Ed ecco: il 23 dicembre 1998 nasce legalmente l’Associazione Nazionale Ruggero Toffolutti per la sicurezza dei luoghi di lavoro. Un modo non violento, apartitico, laico e allergico alla retorica per portare avanti una politica di sicurezza, di giustizia, di parità per tutti i lavoratori. Quello che è successo in questi anni non riuscirei a riassumerlo neanche in due vite, ma l’associazione ha varcato i confini della Val di Cornia, si è spinta a incontrare, negoziare, chiedere e interrogare in tutta Italia. Molta schiettezza, pochissimi paroloni.

Quando le nostre strade si sono incrociate avevo all’incirca 25 anni e avevo appena finito di leggere Bianciardi.
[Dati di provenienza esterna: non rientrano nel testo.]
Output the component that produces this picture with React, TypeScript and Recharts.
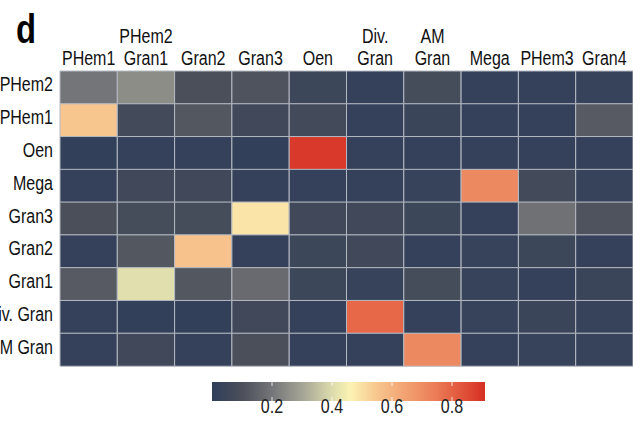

L’associazione chiese al gruppo teatrale di cui facevo parte di organizzare insieme una serata di letture a tema: mi ci buttai anima e corpo, raccolsi e selezionai materiale insieme ai miei compagni d’avventura, ancora più giovani di quanto lo fossi io allora, con una passione e un entusiasmo che deve essere arrivato forte e chiaro, perché dopo quel primo incontro Valeria e io non ci siamo più perse.

 

Oggi sono qui a darle voce e volto alle parole che ha scritto, anni dopo quel 17 marzo, per riassumere questa vicenda e l’impegno dell’associazione.
Il video, a cura di Stefano Fontana, si intitola “Andò così” e verrà proiettato in anteprima domenica 8 dicembre alle ore 16.00 in via XX Settembre n. 62, a Piombino, dove fino al 15 dicembre saranno esposte le opere fotografiche del premio Luca Rossi “Il lavoro in un calendario”. In quell’occasione, contribuirò con la mia passione per la parola scritta e la lettura scenica interpretanto una serie di testi di Gianni Rodari, Alda Merini, Luciano Bianciardi e Tiziano Terzani, oltre che una selezione di poesie di giovani autori che hanno partecipato al premio dedicato a Giorgio Leoncini.

Se la possibilità di fare, nel quotidiano, cose importanti per il mondo ti sembra remota, ecco, allora io ti consiglio di conoscere Valeria, questa gigantessa di etica e senso di responsabilità, che ce la mette tutta, per tutti.

Ci vediamo domenica, a due passi dal Castello.